**Task description:**
Quote every line of the data below as it stands, omitting pictures.

**Provided material:**
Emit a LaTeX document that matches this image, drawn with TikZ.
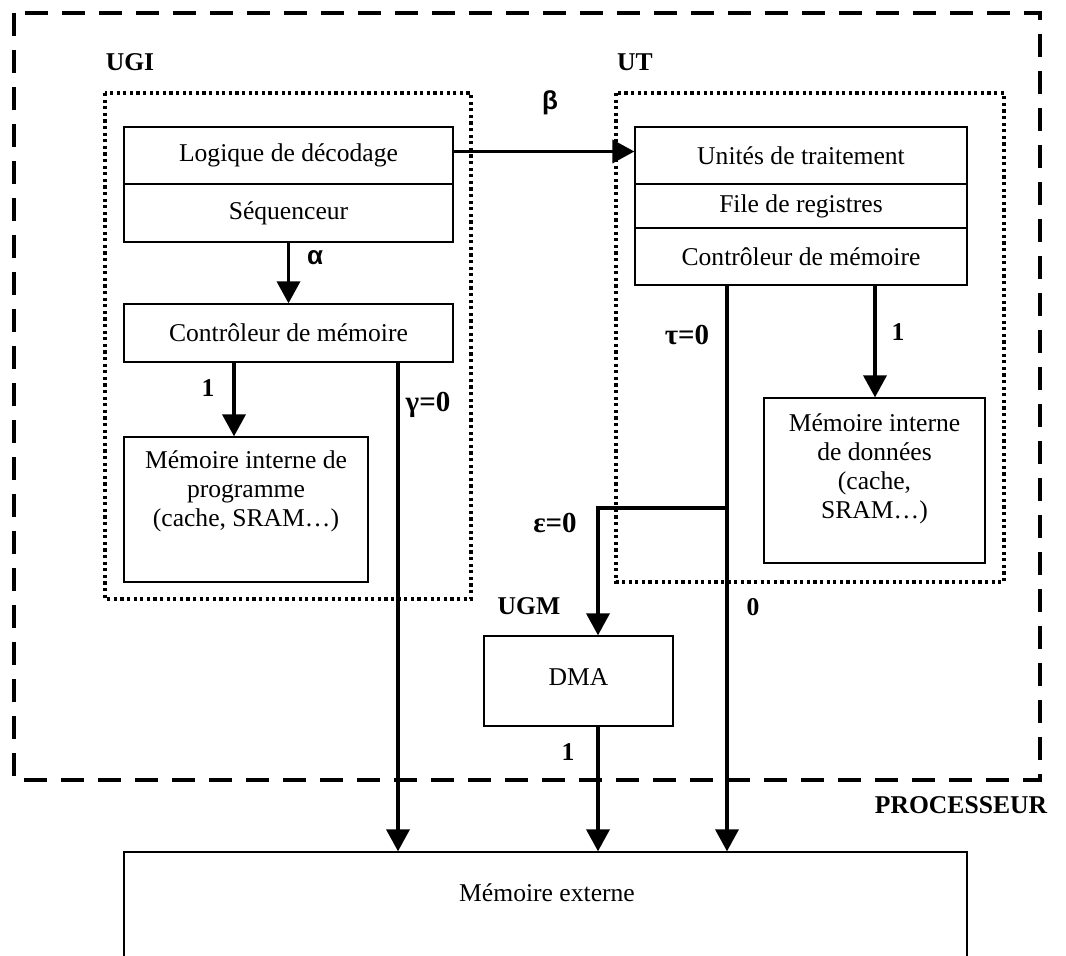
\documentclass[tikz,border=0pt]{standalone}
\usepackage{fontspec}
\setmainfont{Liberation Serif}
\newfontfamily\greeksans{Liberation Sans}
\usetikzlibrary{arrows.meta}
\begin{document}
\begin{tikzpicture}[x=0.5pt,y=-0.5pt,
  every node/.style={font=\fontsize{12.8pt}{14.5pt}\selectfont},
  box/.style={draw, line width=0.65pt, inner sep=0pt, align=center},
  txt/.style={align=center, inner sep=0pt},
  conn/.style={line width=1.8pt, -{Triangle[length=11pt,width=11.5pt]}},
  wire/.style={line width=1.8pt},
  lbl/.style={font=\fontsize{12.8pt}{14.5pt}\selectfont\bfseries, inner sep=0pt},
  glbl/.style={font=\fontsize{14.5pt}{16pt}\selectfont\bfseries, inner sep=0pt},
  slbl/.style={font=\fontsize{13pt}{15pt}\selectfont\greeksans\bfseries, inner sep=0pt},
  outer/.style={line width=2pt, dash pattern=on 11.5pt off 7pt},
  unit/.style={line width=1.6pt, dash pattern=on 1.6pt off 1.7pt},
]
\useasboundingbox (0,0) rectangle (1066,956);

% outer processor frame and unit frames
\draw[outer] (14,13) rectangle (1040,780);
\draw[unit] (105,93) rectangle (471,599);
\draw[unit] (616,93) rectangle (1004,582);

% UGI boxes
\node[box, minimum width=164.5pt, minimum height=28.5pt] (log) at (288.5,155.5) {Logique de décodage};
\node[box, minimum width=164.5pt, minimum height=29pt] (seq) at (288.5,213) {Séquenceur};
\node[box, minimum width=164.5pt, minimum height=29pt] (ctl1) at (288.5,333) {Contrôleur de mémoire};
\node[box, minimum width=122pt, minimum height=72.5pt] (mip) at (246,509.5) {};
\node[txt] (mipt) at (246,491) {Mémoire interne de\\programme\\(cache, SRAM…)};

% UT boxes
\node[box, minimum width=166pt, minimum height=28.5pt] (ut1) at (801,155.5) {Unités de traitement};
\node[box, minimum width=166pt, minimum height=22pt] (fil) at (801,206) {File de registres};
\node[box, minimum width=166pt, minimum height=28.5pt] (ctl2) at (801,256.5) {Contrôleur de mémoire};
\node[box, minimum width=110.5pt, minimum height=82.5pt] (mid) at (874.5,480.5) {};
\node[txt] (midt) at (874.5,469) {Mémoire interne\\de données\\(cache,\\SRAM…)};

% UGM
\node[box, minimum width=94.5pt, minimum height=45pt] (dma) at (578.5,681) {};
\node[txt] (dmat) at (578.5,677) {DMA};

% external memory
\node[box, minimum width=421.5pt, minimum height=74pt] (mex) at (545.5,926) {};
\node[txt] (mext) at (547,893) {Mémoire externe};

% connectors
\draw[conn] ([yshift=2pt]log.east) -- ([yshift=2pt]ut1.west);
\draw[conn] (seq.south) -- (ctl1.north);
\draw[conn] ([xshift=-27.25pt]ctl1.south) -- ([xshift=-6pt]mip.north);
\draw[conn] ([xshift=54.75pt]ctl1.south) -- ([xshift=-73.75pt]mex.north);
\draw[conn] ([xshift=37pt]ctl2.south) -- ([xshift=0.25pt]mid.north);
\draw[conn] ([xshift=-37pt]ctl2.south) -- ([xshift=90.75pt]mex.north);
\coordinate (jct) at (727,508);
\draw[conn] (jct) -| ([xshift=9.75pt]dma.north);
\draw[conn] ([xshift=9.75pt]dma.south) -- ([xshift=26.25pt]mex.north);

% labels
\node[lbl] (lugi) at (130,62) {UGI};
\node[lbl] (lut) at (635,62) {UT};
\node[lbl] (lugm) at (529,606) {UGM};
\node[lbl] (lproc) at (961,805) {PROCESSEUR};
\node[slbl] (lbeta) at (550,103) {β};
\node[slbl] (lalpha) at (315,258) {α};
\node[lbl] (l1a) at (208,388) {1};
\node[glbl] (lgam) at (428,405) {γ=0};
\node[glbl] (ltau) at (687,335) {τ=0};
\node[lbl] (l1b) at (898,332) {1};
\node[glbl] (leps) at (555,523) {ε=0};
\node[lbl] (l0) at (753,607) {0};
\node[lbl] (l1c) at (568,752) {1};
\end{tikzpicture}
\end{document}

**Exercise output:**
Emit a LaTeX document that matches this image, drawn with TikZ.
\documentclass[tikz,border=0pt]{standalone}
\usepackage{fontspec}
\setmainfont{Liberation Serif}
\newfontfamily\greeksans{Liberation Sans}
\usetikzlibrary{arrows.meta}
\begin{document}
\begin{tikzpicture}[x=0.5pt,y=-0.5pt,
  every node/.style={font=\fontsize{12.8pt}{14.5pt}\selectfont},
  box/.style={draw, line width=0.65pt, inner sep=0pt, align=center},
  txt/.style={align=center, inner sep=0pt},
  conn/.style={line width=1.8pt, -{Triangle[length=11pt,width=11.5pt]}},
  wire/.style={line width=1.8pt},
  lbl/.style={font=\fontsize{12.8pt}{14.5pt}\selectfont\bfseries, inner sep=0pt},
  glbl/.style={font=\fontsize{14.5pt}{16pt}\selectfont\bfseries, inner sep=0pt},
  slbl/.style={font=\fontsize{13pt}{15pt}\selectfont\greeksans\bfseries, inner sep=0pt},
  outer/.style={line width=2pt, dash pattern=on 11.5pt off 7pt},
  unit/.style={line width=1.6pt, dash pattern=on 1.6pt off 1.7pt},
]
\useasboundingbox (0,0) rectangle (1066,956);

% outer processor frame and unit frames
\draw[outer] (14,13) rectangle (1040,780);
\draw[unit] (105,93) rectangle (471,599);
\draw[unit] (616,93) rectangle (1004,582);

% UGI boxes
\node[box, minimum width=164.5pt, minimum height=28.5pt] (log) at (288.5,155.5) {Logique de décodage};
\node[box, minimum width=164.5pt, minimum height=29pt] (seq) at (288.5,213) {Séquenceur};
\node[box, minimum width=164.5pt, minimum height=29pt] (ctl1) at (288.5,333) {Contrôleur de mémoire};
\node[box, minimum width=122pt, minimum height=72.5pt] (mip) at (246,509.5) {};
\node[txt] (mipt) at (246,491) {Mémoire interne de\\programme\\(cache, SRAM…)};

% UT boxes
\node[box, minimum width=166pt, minimum height=28.5pt] (ut1) at (801,155.5) {Unités de traitement};
\node[box, minimum width=166pt, minimum height=22pt] (fil) at (801,206) {File de registres};
\node[box, minimum width=166pt, minimum height=28.5pt] (ctl2) at (801,256.5) {Contrôleur de mémoire};
\node[box, minimum width=110.5pt, minimum height=82.5pt] (mid) at (874.5,480.5) {};
\node[txt] (midt) at (874.5,469) {Mémoire interne\\de données\\(cache,\\SRAM…)};

% UGM
\node[box, minimum width=94.5pt, minimum height=45pt] (dma) at (578.5,681) {};
\node[txt] (dmat) at (578.5,677) {DMA};

% external memory
\node[box, minimum width=421.5pt, minimum height=74pt] (mex) at (545.5,926) {};
\node[txt] (mext) at (547,893) {Mémoire externe};

% connectors
\draw[conn] ([yshift=2pt]log.east) -- ([yshift=2pt]ut1.west);
\draw[conn] (seq.south) -- (ctl1.north);
\draw[conn] ([xshift=-27.25pt]ctl1.south) -- ([xshift=-6pt]mip.north);
\draw[conn] ([xshift=54.75pt]ctl1.south) -- ([xshift=-73.75pt]mex.north);
\draw[conn] ([xshift=37pt]ctl2.south) -- ([xshift=0.25pt]mid.north);
\draw[conn] ([xshift=-37pt]ctl2.south) -- ([xshift=90.75pt]mex.north);
\coordinate (jct) at (727,508);
\draw[conn] (jct) -| ([xshift=9.75pt]dma.north);
\draw[conn] ([xshift=9.75pt]dma.south) -- ([xshift=26.25pt]mex.north);

% labels
\node[lbl] (lugi) at (130,62) {UGI};
\node[lbl] (lut) at (635,62) {UT};
\node[lbl] (lugm) at (529,606) {UGM};
\node[lbl] (lproc) at (961,805) {PROCESSEUR};
\node[slbl] (lbeta) at (550,103) {β};
\node[slbl] (lalpha) at (315,258) {α};
\node[lbl] (l1a) at (208,388) {1};
\node[glbl] (lgam) at (428,405) {γ=0};
\node[glbl] (ltau) at (687,335) {τ=0};
\node[lbl] (l1b) at (898,332) {1};
\node[glbl] (leps) at (555,523) {ε=0};
\node[lbl] (l0) at (753,607) {0};
\node[lbl] (l1c) at (568,752) {1};
\end{tikzpicture}
\end{document}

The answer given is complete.